Roadmap

This document describes some plans for the future of Greenwave. Items are listed in approximate order of importance.

Support for STOMP messaging

Like WaiverDB, we want to use Greenwave in environments which have a STOMP-compatible message bus (#107).

Per-package policies

The Greenwave focus document anticipated the need for per-package policies, as a way for package owners to opt in to extra checks. Therefore it was considered a low priority in the first implementation of Greenwave.

However, it turned out to be more important as a way to opt out of certain checks. For example, certain packages are too large to be tested by abidiff (see pull request 95). And the new Fedora CI Pipeline is only testing a small (but growing) subset of packages in the distribution (#61, #75).

Greenwave currently contains short-term solutions for both of those problems, but a more general way of expressing policies for specific packages is desired.

Finding the right value for “subject”

Greenwave is intentionally unaware of the meaning of the different keys and values making up the “subject” of each decision.

In the HTTP API, it is up to the caller to supply a suitable set of key-values describing the “subject” and Greenwave uses these as is to look up results in ResultsDB.
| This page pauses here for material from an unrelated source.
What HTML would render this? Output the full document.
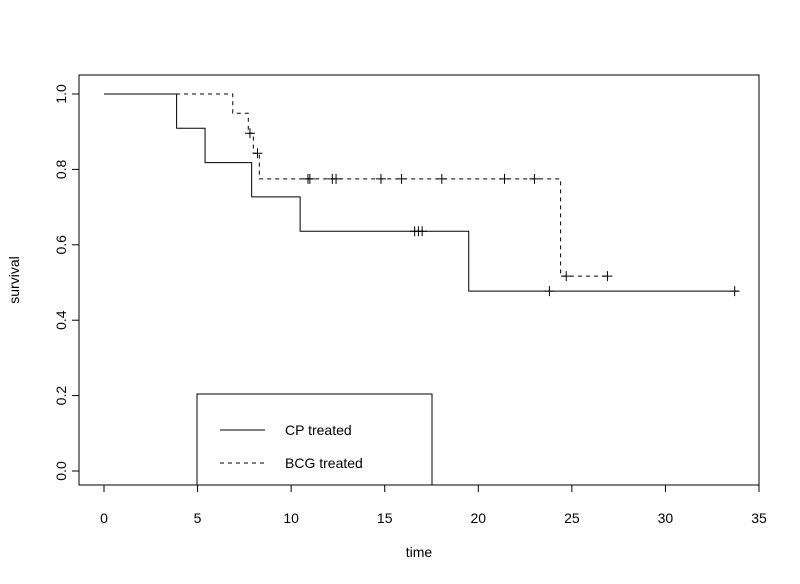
<!DOCTYPE html>
<html><head><meta charset="utf-8"><style>
html,body{margin:0;padding:0;background:#fff;}
svg{display:block;font-family:"Liberation Sans",Arial,sans-serif;}
</style></head><body>
<svg id="chart" width="800" height="584">
<rect x="79" y="75" width="680" height="410" fill="none" stroke="#000" stroke-width="1"/>
<g id="axes"></g>
<g id="series"></g>
<text x="419" y="557" font-size="14" text-anchor="middle">time</text>
<text transform="translate(19,280) rotate(-90)" font-size="14" text-anchor="middle">survival</text>
<g>
<rect x="197" y="394" width="235" height="91" fill="#fff" stroke="#000"/>
<line x1="220" y1="430" x2="265" y2="430" stroke="#000"/>
<text x="285" y="435" font-size="14">CP treated</text>
<line x1="220" y1="463" x2="265" y2="463" stroke="#000" stroke-dasharray="4,4"/>
<text x="285" y="468" font-size="14">BCG treated</text>
</g>
</svg>
<script>
const xTicks=[0,5,10,15,20,25,30,35];
const yTicks=[0.0,0.2,0.4,0.6,0.8,1.0];
const cpTimes=[3.88,5.4,7.89,10.48,19.49];
const cpSurv=[0.909,0.818,0.727,0.636,0.477];
const cpCensorT=[16.6,16.8,17.0,23.8,33.7];
const cpEnd=33.9;
const bcgTimes=[6.88,7.71,7.98,8.3,24.4];
const bcgSurv=[0.949,0.896,0.843,0.775,0.517];
const bcgCensorT=[7.8,8.2,10.9,11.0,12.2,12.4,14.8,15.9,18.05,21.4,23.0,24.7,26.9];
const bcgEnd=26.9;
const NS="http://www.w3.org/2000/svg";
const X=t=>104+t*(655/35);
const Y=s=>471-s*377;
function mk(tag,attrs,parent){const e=document.createElementNS(NS,tag);for(const k in attrs)e.setAttribute(k,attrs[k]);parent.appendChild(e);return e;}
const axes=document.getElementById('axes');
mk('line',{x1:X(0),x2:X(35),y1:485,y2:485,stroke:'#000'},axes);
xTicks.forEach(t=>{
 const l=mk('line',{x1:X(t),x2:X(t),y1:485,y2:492,stroke:'#000'},axes);
 
 
 const tx=mk('text',{x:X(t),y:523,'font-size':14,'text-anchor':'middle'},axes);tx.textContent=t;
 
 
});
mk('line',{x1:79,x2:79,y1:Y(0),y2:Y(1),stroke:'#000'},axes);
yTicks.forEach(v=>{
 const l=mk('line',{x1:72,x2:79,y1:Y(v),y2:Y(v),stroke:'#000'},axes);
 
 
 const tx=mk('text',{transform:`translate(66,${Y(v)}) rotate(-90)`,'font-size':14,'text-anchor':'middle'},axes);tx.textContent=v.toFixed(1);
 
 
});
function survAt(times,surv,t){let s=1;for(let i=0;i<times.length;i++)if(times[i]<=t)s=surv[i];return s;}
function drawCurve(times,surv,cens,end,dash,name){
 const g=document.getElementById('series');
 let d=`M${X(0)},${Y(1)}`;let s=1;
 times.forEach((t,i)=>{d+=` H${X(t)} V${Y(surv[i])}`;s=surv[i];});
 d+=` H${X(end)}`;
 const p=mk('path',{d:d,fill:'none',stroke:'#000','stroke-width':1},g);
 if(dash)p.setAttribute('stroke-dasharray','4,4');
 
 
 cens.forEach(t=>{
  const x=X(t),y=Y(survAt(times,surv,t));
  const c=mk('path',{d:`M${x-5},${y} H${x+5} M${x},${y-5} V${y+5}`,stroke:'#000','stroke-width':1},g);
  
  
 });
}
drawCurve(cpTimes,cpSurv,cpCensorT,cpEnd,false,'cp');
drawCurve(bcgTimes,bcgSurv,bcgCensorT,bcgEnd,true,'bcg');
</script>
</body></html>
However this does not naturally translate into a message-driven asynchronous interface. When Greenwave receives a message about a new result or a new waiver, there is no clear way to determine which subset of the key-values make up the “subject” that consuming tools are interested in (#92).

And the design also led to some ambiguities when Bodhi needs a decision about an update which also consists of a set of builds (#68, #74).

It may be necessary to come up with a different design for how Greenwave and its consuming tools identify the “subject” of a decision.

User-defined policies

Greenwave currently represents policies as YAML configuration, which made the initial implementation very easy. However there is a downside: changing the policy effectively means changing Greenwave’s configuration. In the case of Fedora’s Greenwave deployment, this means patching Ansible roles (potentially with a freeze break exception), running a playbook to apply the configuration, and then having OpenShift re-deploy all pods.

As Greenwave becomes integral to the release process, we expect that users will be interested in defining their own policies. Here, “user” may mean people like distro QA representatives, product managers, or individual package owners. Every small tweak to the policy should not require the involvement of sysadmins.

This is related to the “per-package policies” item above. One possible way to support per-package policies is to make Greenwave consult a YAML policy file in the dist-git tree for each package when it makes a decision. Distro-wide policies would remain in Greenwave’s configuration. This design may be enough to satisfy this need for user-defined policies.

Another option is to replace the current YAML format for policies with a database representation, and provide an HTTP API, CLI, and web UI for viewing and updating policies.